Converting bas.h5 to fasta with pls2fasta.

I would strongly recommend taking the time to install pbcore/pbh5toos in order to work with bas/bax h5 files - these are kept up to date by the software group at pacbio. If you're having difficulty getting this set up on your system, it is possible to use a binary compiled file pls2fasta to convert bas.h5 files into fasta and fastq format. This is part of the blasr source you can download from github. After compiling there will be an executable $(source_dir)/pbihdfutils/bin/pls2fasta

Typical usage is as follows:
>pls2fasta in.bas.h5 out.fasta -trimByRegion
The flag "trimByRegion" is necessary to only include the high quality regions of reads in "out.fasta". The toher regions are not just low quality, but pure noise caused by signal recorded before sequencing began, or recorded after the true sequence ended.
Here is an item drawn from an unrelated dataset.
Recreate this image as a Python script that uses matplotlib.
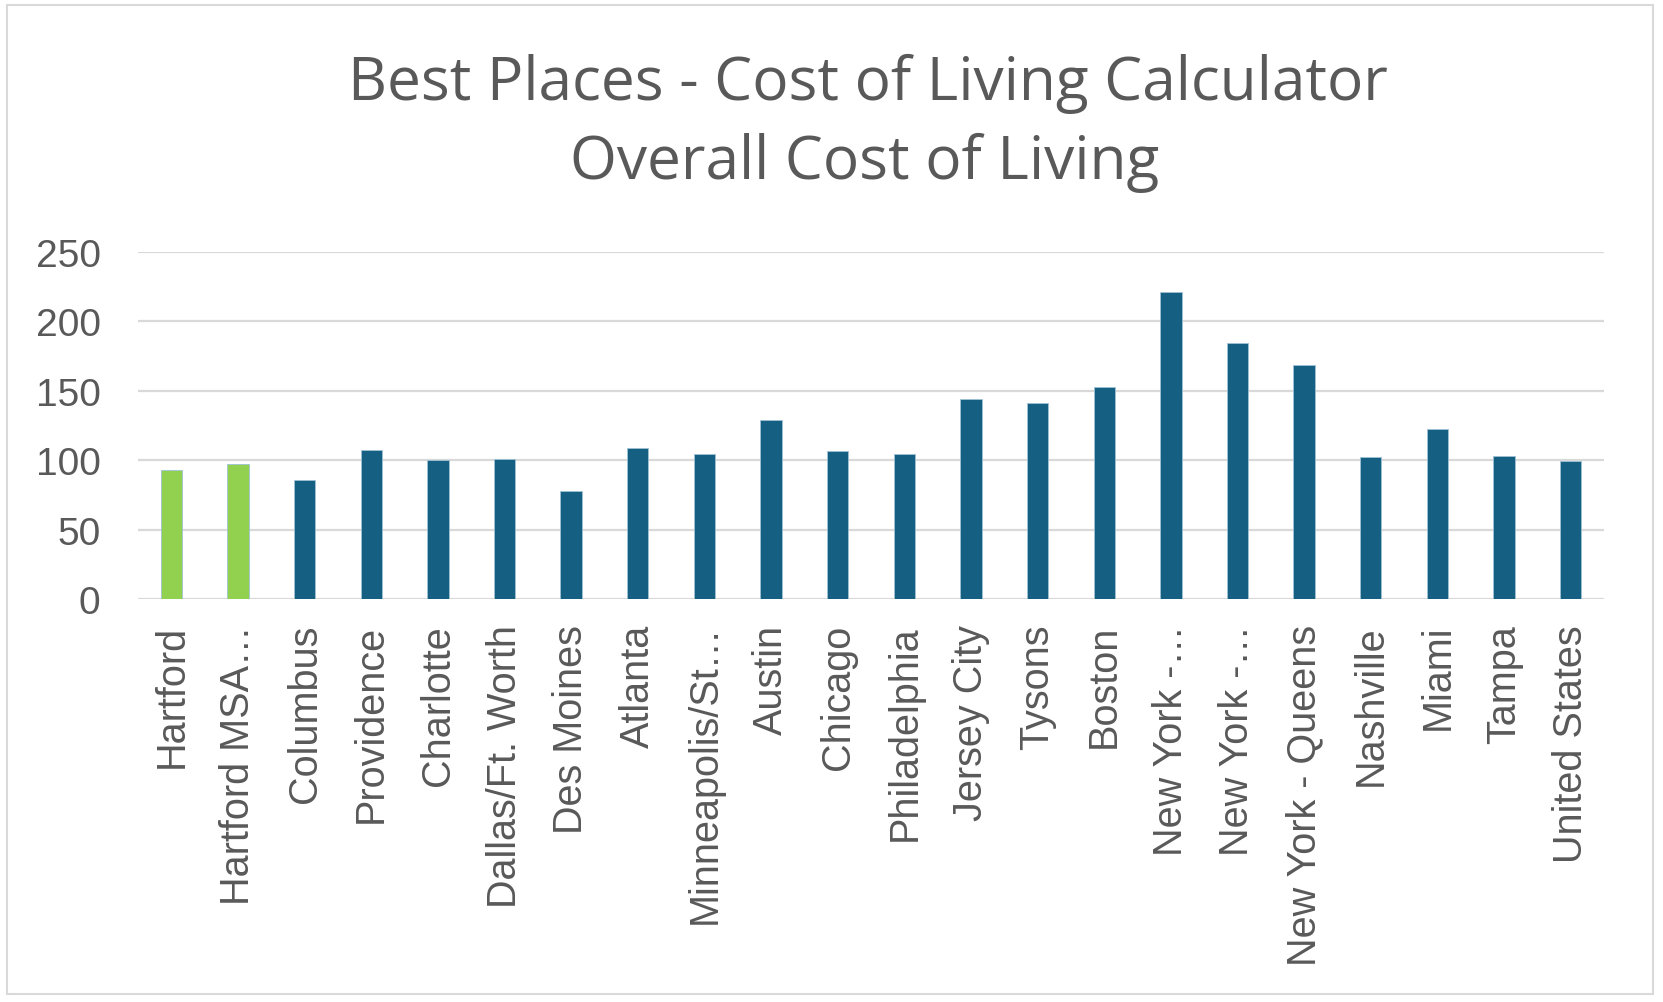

The key is that you don't gain any information by leaving in any of the low quality portions. To produce fastq output, use:
>pls2fasta in.bas.h5 out.fastq -trimByRegion -fastq
I do not think there is software out there that handles pacbio reads that makes appropriate use of the quality values other than the Quiver method released by PacBio. It is possible to make blasr use quality values to form pairwise alignments, but by default this is turned off because the adjacent insertion/deletion columns that are supported by quality value aware alignment often cause problems to naive consensus calling methods.